**Recorded information:**
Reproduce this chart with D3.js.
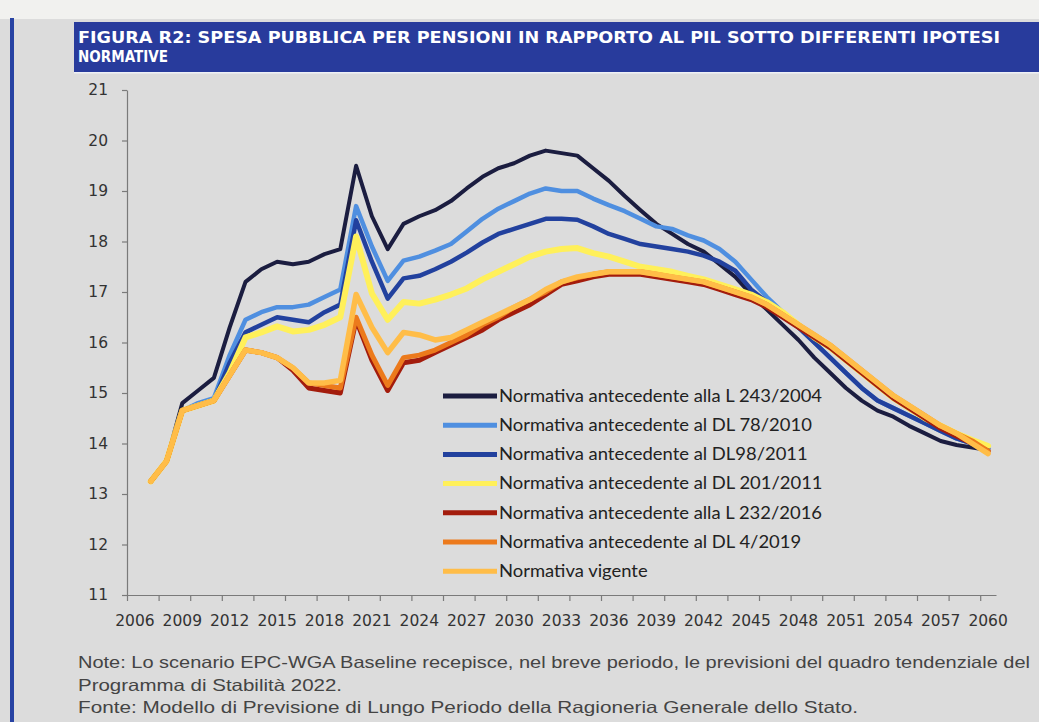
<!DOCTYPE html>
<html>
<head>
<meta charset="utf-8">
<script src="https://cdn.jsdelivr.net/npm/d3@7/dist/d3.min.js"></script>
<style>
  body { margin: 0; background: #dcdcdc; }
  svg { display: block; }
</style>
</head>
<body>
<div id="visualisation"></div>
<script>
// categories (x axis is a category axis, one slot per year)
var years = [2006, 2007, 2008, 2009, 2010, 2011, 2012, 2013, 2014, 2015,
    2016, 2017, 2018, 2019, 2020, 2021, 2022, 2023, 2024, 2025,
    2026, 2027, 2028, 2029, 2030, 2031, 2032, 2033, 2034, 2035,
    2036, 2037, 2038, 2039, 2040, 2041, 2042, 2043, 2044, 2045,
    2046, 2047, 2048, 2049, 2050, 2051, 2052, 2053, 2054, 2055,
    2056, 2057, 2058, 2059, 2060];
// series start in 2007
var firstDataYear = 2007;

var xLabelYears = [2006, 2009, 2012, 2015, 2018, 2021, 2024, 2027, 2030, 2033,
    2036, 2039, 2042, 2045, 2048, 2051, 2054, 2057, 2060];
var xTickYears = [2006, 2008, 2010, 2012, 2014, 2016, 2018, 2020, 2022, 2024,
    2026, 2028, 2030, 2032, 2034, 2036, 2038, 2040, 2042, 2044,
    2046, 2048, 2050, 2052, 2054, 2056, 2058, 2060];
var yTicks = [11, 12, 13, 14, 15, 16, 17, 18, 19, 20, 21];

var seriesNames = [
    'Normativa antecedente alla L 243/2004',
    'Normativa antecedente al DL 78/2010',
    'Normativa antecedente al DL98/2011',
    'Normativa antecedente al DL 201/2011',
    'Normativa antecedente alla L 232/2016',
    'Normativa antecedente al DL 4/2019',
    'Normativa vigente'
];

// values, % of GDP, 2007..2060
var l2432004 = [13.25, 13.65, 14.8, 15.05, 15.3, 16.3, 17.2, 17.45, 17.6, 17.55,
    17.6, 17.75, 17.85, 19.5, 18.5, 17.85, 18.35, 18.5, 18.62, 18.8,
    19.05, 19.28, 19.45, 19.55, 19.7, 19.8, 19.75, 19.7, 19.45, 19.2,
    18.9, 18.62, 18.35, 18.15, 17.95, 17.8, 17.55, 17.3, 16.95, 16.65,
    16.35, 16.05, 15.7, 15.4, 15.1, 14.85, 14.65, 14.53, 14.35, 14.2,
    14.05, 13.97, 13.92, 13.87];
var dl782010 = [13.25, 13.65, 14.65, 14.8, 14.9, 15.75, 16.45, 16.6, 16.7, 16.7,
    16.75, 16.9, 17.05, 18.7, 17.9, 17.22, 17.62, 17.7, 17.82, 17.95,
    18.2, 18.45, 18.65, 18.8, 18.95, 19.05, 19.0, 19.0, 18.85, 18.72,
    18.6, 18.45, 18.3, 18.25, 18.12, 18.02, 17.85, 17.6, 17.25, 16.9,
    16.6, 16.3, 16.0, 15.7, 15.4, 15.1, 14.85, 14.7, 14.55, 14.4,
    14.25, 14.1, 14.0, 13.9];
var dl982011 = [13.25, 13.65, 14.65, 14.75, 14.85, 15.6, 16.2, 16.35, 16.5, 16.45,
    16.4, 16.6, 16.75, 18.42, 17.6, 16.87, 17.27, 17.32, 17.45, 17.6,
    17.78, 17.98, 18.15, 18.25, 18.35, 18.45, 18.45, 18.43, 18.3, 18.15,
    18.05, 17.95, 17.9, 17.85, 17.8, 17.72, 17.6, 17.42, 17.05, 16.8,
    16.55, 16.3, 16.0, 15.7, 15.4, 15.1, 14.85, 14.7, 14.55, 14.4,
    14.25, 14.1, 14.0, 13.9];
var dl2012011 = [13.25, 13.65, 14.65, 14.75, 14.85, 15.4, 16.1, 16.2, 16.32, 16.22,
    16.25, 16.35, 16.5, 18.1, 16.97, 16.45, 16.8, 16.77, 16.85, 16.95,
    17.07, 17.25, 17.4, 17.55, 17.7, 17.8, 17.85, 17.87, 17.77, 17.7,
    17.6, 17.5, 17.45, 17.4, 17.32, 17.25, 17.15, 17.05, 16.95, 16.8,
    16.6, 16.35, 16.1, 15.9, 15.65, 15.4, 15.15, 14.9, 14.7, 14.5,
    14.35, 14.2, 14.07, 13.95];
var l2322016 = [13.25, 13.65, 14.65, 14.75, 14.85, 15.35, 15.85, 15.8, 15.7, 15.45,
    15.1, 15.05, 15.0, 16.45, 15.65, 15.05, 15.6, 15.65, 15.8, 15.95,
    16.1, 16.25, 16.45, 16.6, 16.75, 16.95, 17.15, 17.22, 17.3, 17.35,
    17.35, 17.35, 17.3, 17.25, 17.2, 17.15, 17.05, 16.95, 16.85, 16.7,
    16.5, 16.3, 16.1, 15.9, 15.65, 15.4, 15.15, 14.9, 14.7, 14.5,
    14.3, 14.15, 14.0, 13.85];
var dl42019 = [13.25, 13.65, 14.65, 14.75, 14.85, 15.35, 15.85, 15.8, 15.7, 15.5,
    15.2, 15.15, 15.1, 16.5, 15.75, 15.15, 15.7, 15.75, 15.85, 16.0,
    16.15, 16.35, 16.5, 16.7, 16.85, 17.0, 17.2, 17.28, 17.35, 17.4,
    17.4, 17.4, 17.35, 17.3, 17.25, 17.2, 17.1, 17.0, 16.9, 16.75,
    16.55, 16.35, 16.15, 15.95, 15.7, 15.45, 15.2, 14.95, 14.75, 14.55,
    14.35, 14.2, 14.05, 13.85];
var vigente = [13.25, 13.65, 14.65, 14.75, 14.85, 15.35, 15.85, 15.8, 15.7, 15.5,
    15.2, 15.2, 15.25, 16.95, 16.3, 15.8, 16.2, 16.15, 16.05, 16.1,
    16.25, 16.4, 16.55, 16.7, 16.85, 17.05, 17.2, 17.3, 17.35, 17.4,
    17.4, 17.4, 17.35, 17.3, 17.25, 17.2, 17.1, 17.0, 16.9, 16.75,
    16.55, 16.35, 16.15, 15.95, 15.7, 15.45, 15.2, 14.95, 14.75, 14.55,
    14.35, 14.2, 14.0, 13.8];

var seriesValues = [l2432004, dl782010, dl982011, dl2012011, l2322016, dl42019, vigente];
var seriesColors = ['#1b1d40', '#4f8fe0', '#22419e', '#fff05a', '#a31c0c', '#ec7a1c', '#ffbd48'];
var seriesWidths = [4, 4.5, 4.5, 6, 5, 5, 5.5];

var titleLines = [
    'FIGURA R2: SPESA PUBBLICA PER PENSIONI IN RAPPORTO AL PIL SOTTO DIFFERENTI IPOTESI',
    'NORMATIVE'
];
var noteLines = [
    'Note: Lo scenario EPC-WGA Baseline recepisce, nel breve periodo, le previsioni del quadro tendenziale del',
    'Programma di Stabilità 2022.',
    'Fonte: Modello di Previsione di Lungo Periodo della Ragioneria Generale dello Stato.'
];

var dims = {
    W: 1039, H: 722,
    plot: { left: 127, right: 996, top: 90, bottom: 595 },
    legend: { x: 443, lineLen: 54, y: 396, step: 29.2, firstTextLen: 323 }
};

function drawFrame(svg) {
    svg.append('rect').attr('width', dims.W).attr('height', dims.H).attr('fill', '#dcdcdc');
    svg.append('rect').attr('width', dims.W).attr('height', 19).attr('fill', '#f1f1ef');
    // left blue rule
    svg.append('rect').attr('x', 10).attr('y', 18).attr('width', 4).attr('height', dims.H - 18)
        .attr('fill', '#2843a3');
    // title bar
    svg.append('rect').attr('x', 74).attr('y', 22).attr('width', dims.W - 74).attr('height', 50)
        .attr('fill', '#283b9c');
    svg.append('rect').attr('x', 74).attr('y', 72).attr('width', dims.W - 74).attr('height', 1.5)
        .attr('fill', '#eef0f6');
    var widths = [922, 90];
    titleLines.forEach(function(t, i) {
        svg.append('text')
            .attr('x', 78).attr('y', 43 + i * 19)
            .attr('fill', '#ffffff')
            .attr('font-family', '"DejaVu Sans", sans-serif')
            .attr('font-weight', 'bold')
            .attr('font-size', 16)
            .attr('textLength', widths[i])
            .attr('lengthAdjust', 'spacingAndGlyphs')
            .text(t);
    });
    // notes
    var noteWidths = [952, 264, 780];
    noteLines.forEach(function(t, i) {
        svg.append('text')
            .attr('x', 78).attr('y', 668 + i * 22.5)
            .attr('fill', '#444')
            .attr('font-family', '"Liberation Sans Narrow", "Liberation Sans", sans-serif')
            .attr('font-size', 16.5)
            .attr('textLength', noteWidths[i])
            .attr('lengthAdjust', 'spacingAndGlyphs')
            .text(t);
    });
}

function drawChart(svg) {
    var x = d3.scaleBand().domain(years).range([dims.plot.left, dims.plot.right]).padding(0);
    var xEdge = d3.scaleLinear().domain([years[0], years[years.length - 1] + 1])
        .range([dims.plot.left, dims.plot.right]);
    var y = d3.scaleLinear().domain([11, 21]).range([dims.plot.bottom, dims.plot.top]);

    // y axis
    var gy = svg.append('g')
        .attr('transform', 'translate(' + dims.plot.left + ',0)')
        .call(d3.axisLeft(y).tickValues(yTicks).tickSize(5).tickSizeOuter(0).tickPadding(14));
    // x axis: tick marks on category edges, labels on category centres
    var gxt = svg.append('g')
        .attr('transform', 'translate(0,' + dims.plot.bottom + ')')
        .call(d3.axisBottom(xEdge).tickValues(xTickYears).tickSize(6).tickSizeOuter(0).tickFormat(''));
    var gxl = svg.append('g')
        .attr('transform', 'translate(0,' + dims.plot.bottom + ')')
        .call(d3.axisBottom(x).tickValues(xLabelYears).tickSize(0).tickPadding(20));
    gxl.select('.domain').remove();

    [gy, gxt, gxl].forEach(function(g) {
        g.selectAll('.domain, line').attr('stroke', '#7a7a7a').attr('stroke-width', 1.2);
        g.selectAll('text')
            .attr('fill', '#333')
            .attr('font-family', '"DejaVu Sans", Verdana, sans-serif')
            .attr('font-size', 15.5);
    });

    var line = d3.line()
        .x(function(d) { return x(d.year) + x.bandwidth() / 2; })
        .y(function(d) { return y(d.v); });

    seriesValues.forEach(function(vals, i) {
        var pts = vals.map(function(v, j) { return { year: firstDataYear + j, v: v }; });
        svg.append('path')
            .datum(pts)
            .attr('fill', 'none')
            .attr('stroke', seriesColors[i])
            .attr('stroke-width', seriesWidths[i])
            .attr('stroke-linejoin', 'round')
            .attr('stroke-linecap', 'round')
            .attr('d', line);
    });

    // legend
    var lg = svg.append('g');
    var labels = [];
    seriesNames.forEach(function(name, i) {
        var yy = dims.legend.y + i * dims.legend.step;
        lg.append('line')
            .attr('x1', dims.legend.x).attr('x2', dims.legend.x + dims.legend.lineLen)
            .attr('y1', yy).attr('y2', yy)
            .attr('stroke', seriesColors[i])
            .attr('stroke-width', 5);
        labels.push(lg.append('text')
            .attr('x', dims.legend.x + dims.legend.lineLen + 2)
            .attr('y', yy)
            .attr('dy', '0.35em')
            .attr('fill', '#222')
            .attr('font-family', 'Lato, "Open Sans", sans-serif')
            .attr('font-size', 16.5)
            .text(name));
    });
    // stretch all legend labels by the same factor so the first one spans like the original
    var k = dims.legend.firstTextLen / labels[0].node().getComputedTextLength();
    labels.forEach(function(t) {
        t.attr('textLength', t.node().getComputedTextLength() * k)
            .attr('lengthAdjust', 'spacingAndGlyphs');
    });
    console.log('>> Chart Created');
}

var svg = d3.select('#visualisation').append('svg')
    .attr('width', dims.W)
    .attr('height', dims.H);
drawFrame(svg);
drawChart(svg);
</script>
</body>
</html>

**What the task asks:** Starting at the top of the listing above, reproduce each line up to and including the one with "var firstDataYear = 2007;"; omit the pictures.

**Full response:**
Reproduce this chart with D3.js.
<!DOCTYPE html>
<html>
<head>
<meta charset="utf-8">
<script src="https://cdn.jsdelivr.net/npm/d3@7/dist/d3.min.js"></script>
<style>
  body { margin: 0; background: #dcdcdc; }
  svg { display: block; }
</style>
</head>
<body>
<div id="visualisation"></div>
<script>
// categories (x axis is a category axis, one slot per year)
var years = [2006, 2007, 2008, 2009, 2010, 2011, 2012, 2013, 2014, 2015,
    2016, 2017, 2018, 2019, 2020, 2021, 2022, 2023, 2024, 2025,
    2026, 2027, 2028, 2029, 2030, 2031, 2032, 2033, 2034, 2035,
    2036, 2037, 2038, 2039, 2040, 2041, 2042, 2043, 2044, 2045,
    2046, 2047, 2048, 2049, 2050, 2051, 2052, 2053, 2054, 2055,
    2056, 2057, 2058, 2059, 2060];
// series start in 2007
var firstDataYear = 2007;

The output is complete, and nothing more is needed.